There's lots of cases where a lack of regulation causes higher prices. Such as monopolies and oligopolies.

Remember that companies seek to maximise profit above all else. They only lower prices if it helps them to maxmise profits.


We have heterogenous consumers - for example: One user accesses email a couple of times a day. Another constantly views twitter and loads heavy home-pages of their news sites. Another bounces around on sports news and streaming games (perhaps illegally). Another watches Youtube and Netflix, while scanning Facebook. Another mostly torrents.

Right now, we have user pays.

I think deregulation could/will rebalance these things.

- Our emailer will get a cheaper package.

- The news sites will get pressure to lighten up - more video compression, more care about image sizes.

- Youtube will probably be forced to share ad revenue with ISPs - probably leading to more ads.

- The illicit video streamers will probably be very unhappy as their bandwidth goes way down.

- The torrenters will probably be asked to pay more.

- Maybe we get more infrastructure.

- Maybe we get monopolies busted up.

IDK, all of this is speculation. So are all the loudly trumpeted possible downsides (of which I am truly fearful as well.)

But I just want some non-hysterical even-handed exposition. Is that too much to ask?

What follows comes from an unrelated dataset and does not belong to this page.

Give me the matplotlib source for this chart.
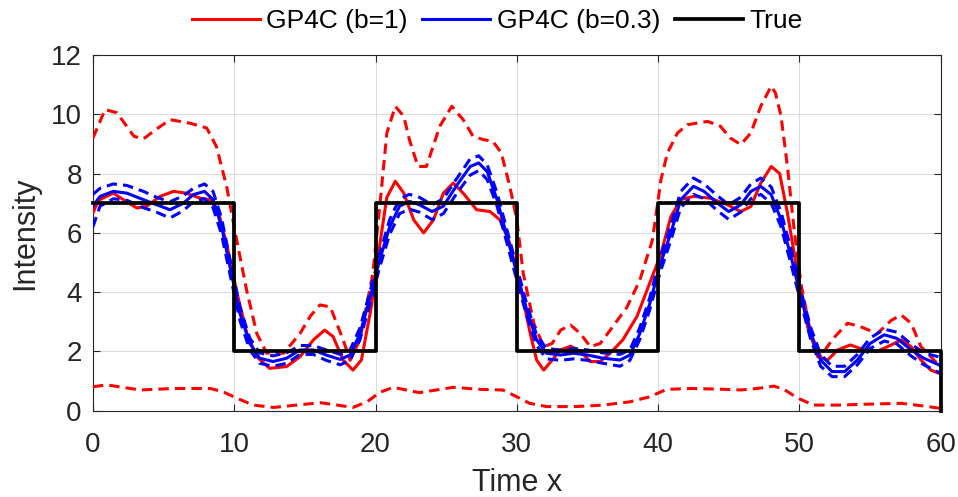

thats kind of what i was asking for (some concrete argument)

aren't all the things you bring up solved by usage based billing in the current model? thats pretty different than selective transit.


Deregulation could lead to lower prices and more options but in practice it often does the opposite. What will probably happen is that a lower tier of internet service is offered for a price under the current level. That lower tier will be limited in such as way as to be close to unusable for more than the most casual user. The next level will resemble what is currently more or less standard but it will cost more than you'd pay now. There will be some ludicrous all-you-can-eat option for double the price of the above, but those who subscribe to it will soon find out that even that option is limited in some ways, limits which can be lifted by paying 'a small fee' - per limited service.

There is an optimum somewhere between totally regulated and totally unregulated. As to whether the current situation in the US resembles that optimum I'll leave for the reader to decide but it should not come as a surprise if the incumbents in the 'net sector start abusing their market power as soon as restrictions are lifted.


I think it's better for the Internet to remain open, especially with the tendency of this sort of "choice" to become more a dictate that works out against the customer's favor, especially when a small number of players (ISPs) are involved. But I'm with you in feeling like I could probably drop my usage of it to a tiny fraction of what it is now, with little or no harm to my overall quality of life.

That may have to do with remembering life pre-Web. It was basically fine. Really. Impulsive consumption was harder and we were comfortable not having constant, instant, total access to all the world's trivia. So it was kinda better.